India’s current account deficit moderated to 0.7% of the GDP in FY24, compared with 2% in the previous years, on account of higher services trade and greater net portfolio inflows before India’s inclusion in the global bond index, data released by the Reserve Bank of India showed on Monday.

The current account deficit for FY24 declined to $23.2 billion from $67 billion in the previous fiscal, as the current account turned positive in the last quarter of the year to 0.6% of the GDP or $5.7 billion.

In the year-ago period, the current account deficit stood at 0.2% of the GDP.

Economists contend there is likely to be some slippage in CAD in FY25 to above 1% levels, but it is likely to stay manageable.

“For FY25, going by the early trends, the CAD should be manageable at 1-1.5% of GDP, and the steady capital inflows should ensure that the balance of payments which reflect the fundamentals remain comfortable,” said Madan Sabnavis, chief economist, Bank of Baroda.

This is expected to keep rupee steady between 83-84 against the dollar, Sabnavis further added.

India is likely to witness an infusion of $20-25 billion of capital owing to its inclusion in the global bond index. The country will be included in the GBI-EM Index suit on June 28.

Rising services exports

While the merchandise trade deficit narrowed compared with the previous year, net services trade was up nearly $20 billion during this period.

“Services exports grew by 4.1 per cent on a y-o-y basis in Q4:2023-24 on the back of rising exports of software, travel and business services. Net services receipt at US$ 42.7 billion was higher than its level a year ago (US$ 39.1 billion), which contributed to the surplus in the current account balance during Q4:2023-24,” RBI noted.

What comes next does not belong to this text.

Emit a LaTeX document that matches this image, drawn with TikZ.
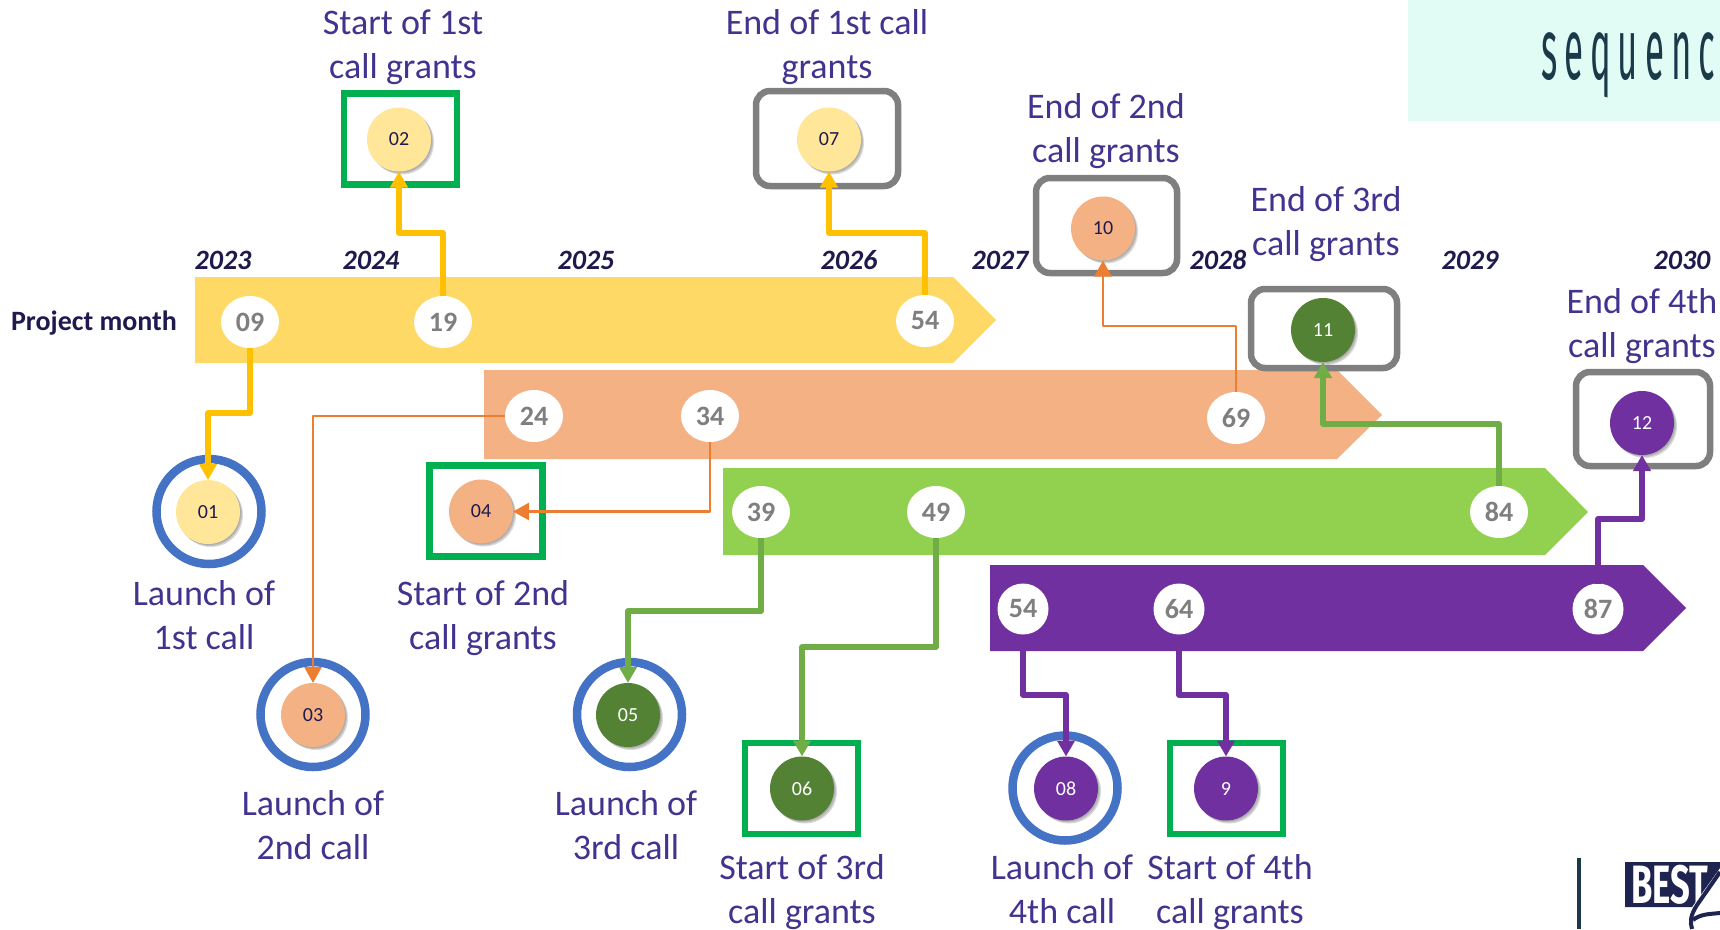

Remittances were up 11.9% in the last quarter from $28.6 billion in Q4FY23, whereas portfolio inflows turned positive to $11.4 billion in the last quarter of FY24 compared with an outgo of $1.7 billion a year before.

For FY24, portfolio investment recorded a net inflow of $44.1 billion as against $5.2 billion outflow in the previous year.

“In the run-up to the inclusion of Indian bonds in the JP Morgan bond index, there were long positions taken by investors in the market, thus pushing up debt inflows,” Sabnavis noted.

“Net FDI inflow was $9.8 billion during 2023-24 compared to $28.0 billion in 2022-23. This slowdown can be attributed to lower flow of funds from developed countries to emerging markets,” he further added.

A recent report by UNCTAD shows that India slipped to 15 in the Global FDI ranking in 2023.